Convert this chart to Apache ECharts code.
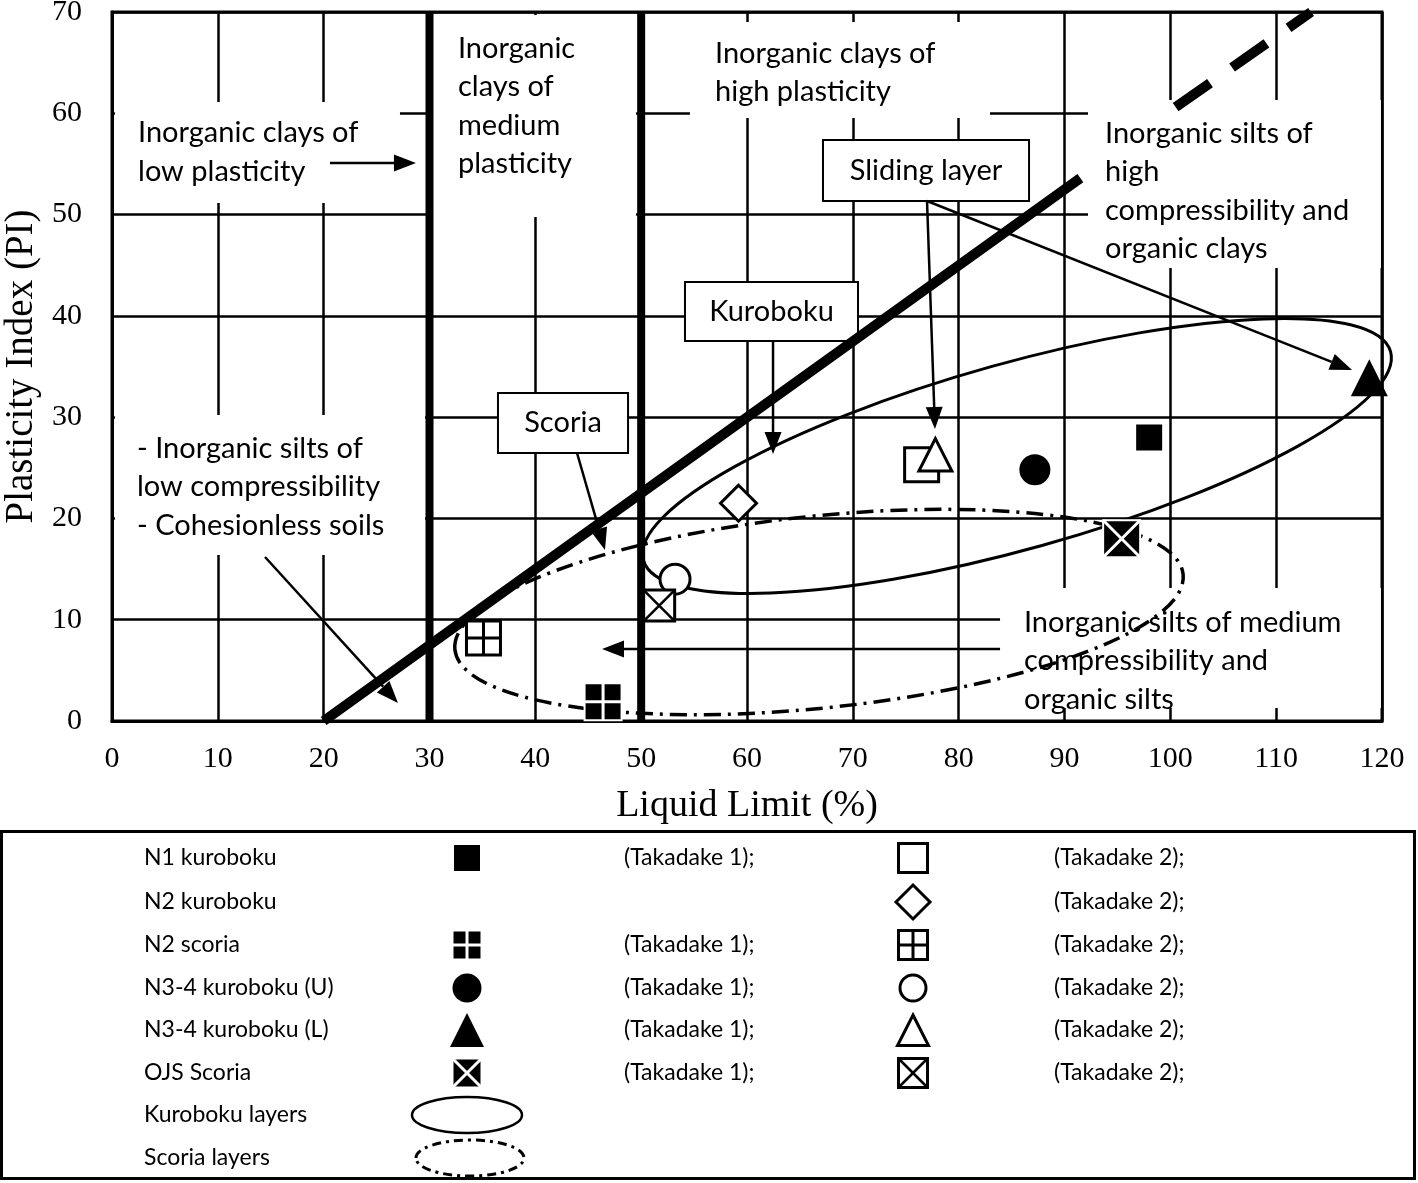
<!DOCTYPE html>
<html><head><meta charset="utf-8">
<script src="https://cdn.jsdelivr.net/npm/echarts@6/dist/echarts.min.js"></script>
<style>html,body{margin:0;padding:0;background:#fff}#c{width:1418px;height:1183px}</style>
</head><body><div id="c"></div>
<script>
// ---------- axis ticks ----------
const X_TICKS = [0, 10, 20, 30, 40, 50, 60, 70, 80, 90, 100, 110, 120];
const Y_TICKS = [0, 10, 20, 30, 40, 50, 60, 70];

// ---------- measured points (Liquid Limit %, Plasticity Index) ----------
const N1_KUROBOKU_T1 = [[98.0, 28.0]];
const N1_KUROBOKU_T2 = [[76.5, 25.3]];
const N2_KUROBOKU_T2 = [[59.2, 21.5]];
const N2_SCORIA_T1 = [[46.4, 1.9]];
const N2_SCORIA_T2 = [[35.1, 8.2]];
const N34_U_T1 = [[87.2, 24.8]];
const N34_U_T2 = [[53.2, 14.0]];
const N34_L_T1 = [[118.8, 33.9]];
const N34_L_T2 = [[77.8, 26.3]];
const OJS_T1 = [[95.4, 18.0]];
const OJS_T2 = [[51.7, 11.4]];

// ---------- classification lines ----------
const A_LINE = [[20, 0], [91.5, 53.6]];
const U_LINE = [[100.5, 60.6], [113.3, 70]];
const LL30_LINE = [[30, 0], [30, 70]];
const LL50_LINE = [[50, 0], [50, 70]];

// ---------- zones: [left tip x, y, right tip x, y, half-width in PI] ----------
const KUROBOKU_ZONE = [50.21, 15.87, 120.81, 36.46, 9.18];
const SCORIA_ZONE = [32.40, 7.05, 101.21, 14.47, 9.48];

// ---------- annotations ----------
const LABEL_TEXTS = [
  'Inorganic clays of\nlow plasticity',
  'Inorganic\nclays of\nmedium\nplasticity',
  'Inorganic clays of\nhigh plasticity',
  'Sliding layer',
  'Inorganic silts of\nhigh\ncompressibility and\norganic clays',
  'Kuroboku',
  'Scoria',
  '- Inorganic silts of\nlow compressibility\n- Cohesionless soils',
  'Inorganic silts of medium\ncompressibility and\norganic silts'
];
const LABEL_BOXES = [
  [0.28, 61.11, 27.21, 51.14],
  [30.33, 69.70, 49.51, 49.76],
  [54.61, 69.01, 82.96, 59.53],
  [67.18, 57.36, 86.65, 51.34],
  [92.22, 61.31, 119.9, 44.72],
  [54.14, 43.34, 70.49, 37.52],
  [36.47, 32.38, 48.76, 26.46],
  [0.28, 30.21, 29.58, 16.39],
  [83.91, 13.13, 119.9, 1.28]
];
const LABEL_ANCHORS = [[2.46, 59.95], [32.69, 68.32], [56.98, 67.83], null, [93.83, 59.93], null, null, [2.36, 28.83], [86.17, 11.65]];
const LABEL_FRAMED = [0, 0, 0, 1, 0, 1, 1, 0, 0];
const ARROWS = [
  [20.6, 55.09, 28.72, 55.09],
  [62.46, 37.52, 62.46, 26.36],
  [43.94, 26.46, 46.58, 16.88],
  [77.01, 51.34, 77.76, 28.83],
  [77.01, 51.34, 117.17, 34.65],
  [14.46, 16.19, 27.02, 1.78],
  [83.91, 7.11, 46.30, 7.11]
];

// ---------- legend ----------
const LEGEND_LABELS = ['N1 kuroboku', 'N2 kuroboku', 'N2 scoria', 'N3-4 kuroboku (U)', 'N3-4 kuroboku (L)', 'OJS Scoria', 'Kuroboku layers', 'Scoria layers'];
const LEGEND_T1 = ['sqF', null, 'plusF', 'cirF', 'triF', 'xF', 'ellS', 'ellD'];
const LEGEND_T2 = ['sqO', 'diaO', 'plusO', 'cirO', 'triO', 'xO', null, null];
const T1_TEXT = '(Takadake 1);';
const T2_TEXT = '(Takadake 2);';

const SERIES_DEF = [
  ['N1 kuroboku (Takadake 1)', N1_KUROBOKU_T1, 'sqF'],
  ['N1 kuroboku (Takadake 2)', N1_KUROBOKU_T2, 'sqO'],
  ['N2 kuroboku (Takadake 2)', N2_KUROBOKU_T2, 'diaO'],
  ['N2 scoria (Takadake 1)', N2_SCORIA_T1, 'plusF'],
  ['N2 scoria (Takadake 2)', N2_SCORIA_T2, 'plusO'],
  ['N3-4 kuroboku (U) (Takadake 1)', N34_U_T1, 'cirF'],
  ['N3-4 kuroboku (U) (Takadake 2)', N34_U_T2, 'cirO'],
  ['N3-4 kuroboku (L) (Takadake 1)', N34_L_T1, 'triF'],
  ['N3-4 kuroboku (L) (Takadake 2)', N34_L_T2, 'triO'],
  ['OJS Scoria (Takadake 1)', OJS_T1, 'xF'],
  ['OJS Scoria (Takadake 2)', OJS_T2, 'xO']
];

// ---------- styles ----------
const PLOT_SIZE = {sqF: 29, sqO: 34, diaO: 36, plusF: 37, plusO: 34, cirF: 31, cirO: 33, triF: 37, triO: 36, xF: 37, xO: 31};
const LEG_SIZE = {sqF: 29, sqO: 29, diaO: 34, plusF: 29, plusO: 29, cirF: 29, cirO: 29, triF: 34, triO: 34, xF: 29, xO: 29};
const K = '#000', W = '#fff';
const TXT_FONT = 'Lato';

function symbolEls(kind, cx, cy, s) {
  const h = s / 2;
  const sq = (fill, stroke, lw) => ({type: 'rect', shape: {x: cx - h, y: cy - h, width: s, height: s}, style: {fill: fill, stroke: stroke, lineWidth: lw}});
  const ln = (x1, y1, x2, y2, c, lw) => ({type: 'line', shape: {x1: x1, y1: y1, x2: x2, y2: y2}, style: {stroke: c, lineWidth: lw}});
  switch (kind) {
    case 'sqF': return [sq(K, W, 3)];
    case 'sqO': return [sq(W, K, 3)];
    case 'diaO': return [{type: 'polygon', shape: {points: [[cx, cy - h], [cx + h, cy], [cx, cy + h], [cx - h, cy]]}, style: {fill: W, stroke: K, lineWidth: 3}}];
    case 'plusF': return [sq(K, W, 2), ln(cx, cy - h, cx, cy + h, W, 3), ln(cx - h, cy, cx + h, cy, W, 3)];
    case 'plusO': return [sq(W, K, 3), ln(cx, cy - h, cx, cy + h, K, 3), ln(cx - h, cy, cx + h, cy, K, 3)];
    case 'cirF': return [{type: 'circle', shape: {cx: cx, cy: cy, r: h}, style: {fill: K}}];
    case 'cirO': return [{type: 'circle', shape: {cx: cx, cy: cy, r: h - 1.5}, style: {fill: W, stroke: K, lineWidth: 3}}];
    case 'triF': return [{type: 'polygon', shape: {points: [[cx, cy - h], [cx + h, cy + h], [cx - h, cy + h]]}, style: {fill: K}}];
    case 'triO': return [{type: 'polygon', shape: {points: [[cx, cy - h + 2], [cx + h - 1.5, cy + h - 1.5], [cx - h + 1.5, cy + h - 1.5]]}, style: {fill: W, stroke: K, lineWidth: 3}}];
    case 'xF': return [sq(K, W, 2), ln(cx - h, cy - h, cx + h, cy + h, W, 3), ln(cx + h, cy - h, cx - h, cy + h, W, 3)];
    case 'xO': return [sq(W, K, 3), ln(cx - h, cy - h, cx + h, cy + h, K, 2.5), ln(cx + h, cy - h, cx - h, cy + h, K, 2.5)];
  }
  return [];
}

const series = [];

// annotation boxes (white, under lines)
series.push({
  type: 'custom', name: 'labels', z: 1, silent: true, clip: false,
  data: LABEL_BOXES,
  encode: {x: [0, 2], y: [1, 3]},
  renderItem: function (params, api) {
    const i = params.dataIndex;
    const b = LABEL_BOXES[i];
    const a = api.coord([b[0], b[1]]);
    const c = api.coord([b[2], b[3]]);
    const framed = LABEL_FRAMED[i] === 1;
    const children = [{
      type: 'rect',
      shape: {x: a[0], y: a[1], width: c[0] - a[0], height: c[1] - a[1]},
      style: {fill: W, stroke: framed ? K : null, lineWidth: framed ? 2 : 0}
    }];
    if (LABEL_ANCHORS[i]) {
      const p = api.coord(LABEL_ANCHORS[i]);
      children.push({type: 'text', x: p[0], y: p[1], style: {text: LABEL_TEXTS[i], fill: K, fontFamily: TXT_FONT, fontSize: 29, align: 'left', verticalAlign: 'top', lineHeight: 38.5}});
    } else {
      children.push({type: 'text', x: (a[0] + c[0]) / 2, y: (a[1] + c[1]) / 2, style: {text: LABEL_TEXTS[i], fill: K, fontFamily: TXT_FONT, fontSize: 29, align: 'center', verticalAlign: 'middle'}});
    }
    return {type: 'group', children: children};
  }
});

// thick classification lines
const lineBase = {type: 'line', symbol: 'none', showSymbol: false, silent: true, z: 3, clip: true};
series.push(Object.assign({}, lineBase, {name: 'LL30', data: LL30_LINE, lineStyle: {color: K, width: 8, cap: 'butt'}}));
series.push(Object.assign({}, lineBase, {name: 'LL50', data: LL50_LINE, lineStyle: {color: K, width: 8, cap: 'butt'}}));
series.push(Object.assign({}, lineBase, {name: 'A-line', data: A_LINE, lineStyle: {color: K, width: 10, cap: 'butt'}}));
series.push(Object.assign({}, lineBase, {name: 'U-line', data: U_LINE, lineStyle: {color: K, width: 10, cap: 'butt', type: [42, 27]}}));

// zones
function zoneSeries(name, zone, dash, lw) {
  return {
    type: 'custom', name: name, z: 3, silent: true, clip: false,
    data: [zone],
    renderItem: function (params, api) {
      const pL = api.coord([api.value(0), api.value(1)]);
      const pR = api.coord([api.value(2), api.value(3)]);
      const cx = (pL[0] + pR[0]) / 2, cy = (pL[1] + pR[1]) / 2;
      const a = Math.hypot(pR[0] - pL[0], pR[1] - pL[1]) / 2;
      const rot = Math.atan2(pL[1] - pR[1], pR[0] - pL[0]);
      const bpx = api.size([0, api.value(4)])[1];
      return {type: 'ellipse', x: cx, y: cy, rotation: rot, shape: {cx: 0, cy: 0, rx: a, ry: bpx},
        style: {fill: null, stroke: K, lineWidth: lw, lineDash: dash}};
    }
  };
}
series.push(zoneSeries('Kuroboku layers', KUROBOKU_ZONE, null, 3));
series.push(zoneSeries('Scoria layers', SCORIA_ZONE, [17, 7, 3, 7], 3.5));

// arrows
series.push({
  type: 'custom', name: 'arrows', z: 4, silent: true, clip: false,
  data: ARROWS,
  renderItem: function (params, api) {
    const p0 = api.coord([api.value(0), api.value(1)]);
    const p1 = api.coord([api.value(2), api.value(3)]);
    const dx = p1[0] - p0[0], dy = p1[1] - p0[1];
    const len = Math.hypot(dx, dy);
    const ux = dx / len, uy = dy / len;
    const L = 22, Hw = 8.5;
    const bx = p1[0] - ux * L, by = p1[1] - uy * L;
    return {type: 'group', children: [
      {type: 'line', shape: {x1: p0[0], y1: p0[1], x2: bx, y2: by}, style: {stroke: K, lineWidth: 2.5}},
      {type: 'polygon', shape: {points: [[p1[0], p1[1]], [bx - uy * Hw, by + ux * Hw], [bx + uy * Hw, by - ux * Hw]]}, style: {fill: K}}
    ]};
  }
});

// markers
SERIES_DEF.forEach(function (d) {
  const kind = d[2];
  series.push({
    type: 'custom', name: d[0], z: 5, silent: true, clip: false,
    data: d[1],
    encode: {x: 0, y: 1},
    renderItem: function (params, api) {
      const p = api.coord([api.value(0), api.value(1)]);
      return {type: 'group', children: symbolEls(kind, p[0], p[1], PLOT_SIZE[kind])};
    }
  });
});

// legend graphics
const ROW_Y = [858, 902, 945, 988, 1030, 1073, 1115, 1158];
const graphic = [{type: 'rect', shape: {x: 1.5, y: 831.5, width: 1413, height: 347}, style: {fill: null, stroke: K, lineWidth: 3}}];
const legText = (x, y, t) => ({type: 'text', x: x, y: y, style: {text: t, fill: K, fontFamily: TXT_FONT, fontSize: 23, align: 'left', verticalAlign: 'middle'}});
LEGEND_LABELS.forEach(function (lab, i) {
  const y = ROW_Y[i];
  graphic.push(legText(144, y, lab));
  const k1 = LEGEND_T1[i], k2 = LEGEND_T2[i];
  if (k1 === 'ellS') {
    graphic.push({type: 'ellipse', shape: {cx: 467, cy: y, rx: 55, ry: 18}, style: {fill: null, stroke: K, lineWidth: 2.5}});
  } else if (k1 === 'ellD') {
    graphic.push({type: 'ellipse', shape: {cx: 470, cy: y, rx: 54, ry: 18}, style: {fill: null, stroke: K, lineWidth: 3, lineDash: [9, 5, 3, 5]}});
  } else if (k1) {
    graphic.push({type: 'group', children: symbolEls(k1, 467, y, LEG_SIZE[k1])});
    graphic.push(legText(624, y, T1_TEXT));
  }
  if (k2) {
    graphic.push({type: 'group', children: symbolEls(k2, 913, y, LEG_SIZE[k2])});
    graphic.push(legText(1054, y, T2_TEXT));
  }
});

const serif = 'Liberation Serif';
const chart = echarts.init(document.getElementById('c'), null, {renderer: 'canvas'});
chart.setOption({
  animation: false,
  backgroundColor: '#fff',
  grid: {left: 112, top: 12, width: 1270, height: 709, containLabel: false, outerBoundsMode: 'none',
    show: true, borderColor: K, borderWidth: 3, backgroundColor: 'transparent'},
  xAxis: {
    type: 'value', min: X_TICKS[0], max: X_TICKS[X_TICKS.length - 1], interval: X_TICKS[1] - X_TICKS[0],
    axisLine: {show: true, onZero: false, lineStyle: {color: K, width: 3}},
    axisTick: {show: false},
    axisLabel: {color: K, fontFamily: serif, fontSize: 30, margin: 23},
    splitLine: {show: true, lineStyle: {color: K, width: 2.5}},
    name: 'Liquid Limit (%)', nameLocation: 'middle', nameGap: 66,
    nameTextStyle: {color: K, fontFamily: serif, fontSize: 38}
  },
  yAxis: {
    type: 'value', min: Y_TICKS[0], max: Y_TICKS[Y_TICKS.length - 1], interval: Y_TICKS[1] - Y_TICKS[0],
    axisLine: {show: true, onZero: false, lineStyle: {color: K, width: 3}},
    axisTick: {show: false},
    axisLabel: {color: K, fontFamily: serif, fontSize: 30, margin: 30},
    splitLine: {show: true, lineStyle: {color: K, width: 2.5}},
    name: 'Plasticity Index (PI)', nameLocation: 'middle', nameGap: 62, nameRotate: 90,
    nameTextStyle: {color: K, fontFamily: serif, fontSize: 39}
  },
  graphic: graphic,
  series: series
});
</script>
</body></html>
- - -
* Directive *
Up to and including the line with "const SCORIA_ZONE = [32.40, 7.05, 101.21, 14.47, 9.48];", copy the data above from its first line. Skip pictures.

* Output below *
Convert this chart to Apache ECharts code.
<!DOCTYPE html>
<html><head><meta charset="utf-8">
<script src="https://cdn.jsdelivr.net/npm/echarts@6/dist/echarts.min.js"></script>
<style>html,body{margin:0;padding:0;background:#fff}#c{width:1418px;height:1183px}</style>
</head><body><div id="c"></div>
<script>
// ---------- axis ticks ----------
const X_TICKS = [0, 10, 20, 30, 40, 50, 60, 70, 80, 90, 100, 110, 120];
const Y_TICKS = [0, 10, 20, 30, 40, 50, 60, 70];

// ---------- measured points (Liquid Limit %, Plasticity Index) ----------
const N1_KUROBOKU_T1 = [[98.0, 28.0]];
const N1_KUROBOKU_T2 = [[76.5, 25.3]];
const N2_KUROBOKU_T2 = [[59.2, 21.5]];
const N2_SCORIA_T1 = [[46.4, 1.9]];
const N2_SCORIA_T2 = [[35.1, 8.2]];
const N34_U_T1 = [[87.2, 24.8]];
const N34_U_T2 = [[53.2, 14.0]];
const N34_L_T1 = [[118.8, 33.9]];
const N34_L_T2 = [[77.8, 26.3]];
const OJS_T1 = [[95.4, 18.0]];
const OJS_T2 = [[51.7, 11.4]];

// ---------- classification lines ----------
const A_LINE = [[20, 0], [91.5, 53.6]];
const U_LINE = [[100.5, 60.6], [113.3, 70]];
const LL30_LINE = [[30, 0], [30, 70]];
const LL50_LINE = [[50, 0], [50, 70]];

// ---------- zones: [left tip x, y, right tip x, y, half-width in PI] ----------
const KUROBOKU_ZONE = [50.21, 15.87, 120.81, 36.46, 9.18];
const SCORIA_ZONE = [32.40, 7.05, 101.21, 14.47, 9.48];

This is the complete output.